I fell asleep last night with the door to the studio open, listening to the ocean.

Nothing else.

Just the ocean.

I am awed that I can open the door and hear the ocean.

It may become old hat, sometime further down the road, but it is still miraculous to me.

I may be a fiery Sagittarius woman, but there is something to the call of the sea that gets to me.

“You let me know when you are ready for that walk on the beach,” he said to me as we strolled up Judah back to the house.

We had made a quick pit stop for a late bite at Java Beach cafe.

It’s so nice that there is a late night spot in the neighborhood.

There was a thin skein of fog and smoke from a beach bonfire in the air, a group of guys in front of the cafe playing acoustic guitars and a couple out walking their dog.

It was such a California beach town scene, I just about clapped my hands out of pure enjoyment of witnessing it.

I do feel myself getting settled here.

I do feel the lure of the dunes and I walked around the neighborhood more today, taking 46th on foot to Noriega and discovering another little hamlet of cafes and surf shops and a little trendy boutique as well as another organic outpost of a market.

Loving this beach community that I have fallen so serendipitously into.

Then I walked down to the ocean and crossed the Great Highway and headed to the surf.

Standing in the dunes with my face to the wind and the sun, my head soothed by the balm of the noise of the surf, I felt so myself and perfect and there was not a worry to be had in a single part of my body.

I had plans to see the Mister in the evening.

I had my fix early in the afternoon with my ladybug at ye old Trouble Coffee Shop.

I had a scrumptious home-made lunch on the back patio in the sun.

I had a persimmon for dessert that made my whole body sing with pleasure (warm sliced persimmon with sea salt, cocoa, nutmeg, cinnamon) and a cup of Tahitian Vanilla Spice tea as well as a few chapters in a new book in the sunshine.

And then a long walk ending up on the high dune overlooking the sea and the clouds.

Dune

dune

I stood taking it in and decided, that yes, I did want to walk down to the surf.

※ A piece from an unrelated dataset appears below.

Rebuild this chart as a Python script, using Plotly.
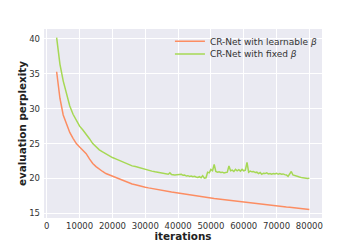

I pulled off my flip-flops and meandered down the dunes, still damp from the rain that happened this morning, but had cleared off into the vision of the day before me.

I scanned the beach for sand dollars.

Finally locating not one, but three that were whole and unbroken.

Another small treasure to bring back to my home by the sea, of the sea, just for me.

I rinsed them off in the ocean tide and took just one of the three in my hand for my nightstand next to my bed.

A reminder that I am here, unbroken, loved, and taken gently in hand.

As I stood up from the tide I noticed the clouds and then, with an audible gasp, I noticed the reflection of the clouds on the thin skin of water that was the end result of the crashing waves on the shore, the last finger of water that stretched over the wet sand, making a mirror of the sky above it.

Mirror

Mirror

Reflections

Reflections

 

 

 

 

 

I fumbled for my camera and breathed in the fine salt mist as I squatted down to capture the shot.

I knew I looked like a tourist to the folks walking their dogs and I felt like a tourist for a moment until I realized that I had to go to the bathroom and I just had to walk back to the house.

Not many tourists can say that.

I laughed at my inside joke, gathered up my hem on my dress in my hand, pulling it up over my knees to climb back up the dune to the Great Highway.

I turned again and took in the vista, before closing my eyes and lifting my face back to the sun, searing the image of the water and the horizon on the inside of my heart.

Drifting back up the sidewalk I passed Java Beach and thought, I will have to have a cup of tea there soon.

I wasn’t expecting it to be tonight.

I was happy to have it.

The company as well.

The walk back to the house, the fog not so thick, but just there, the smell of wood smoke, the smell co-mingled with the wafer cookie vanilla musk of my companion, intoxicating.

The kiss more so.

The first kiss in my new home.

That is the party for my 1,000th blog.

I can think of no better.

A private party.

Just for me and a few thousand words.

And the flutter of butterfly wings in my chest.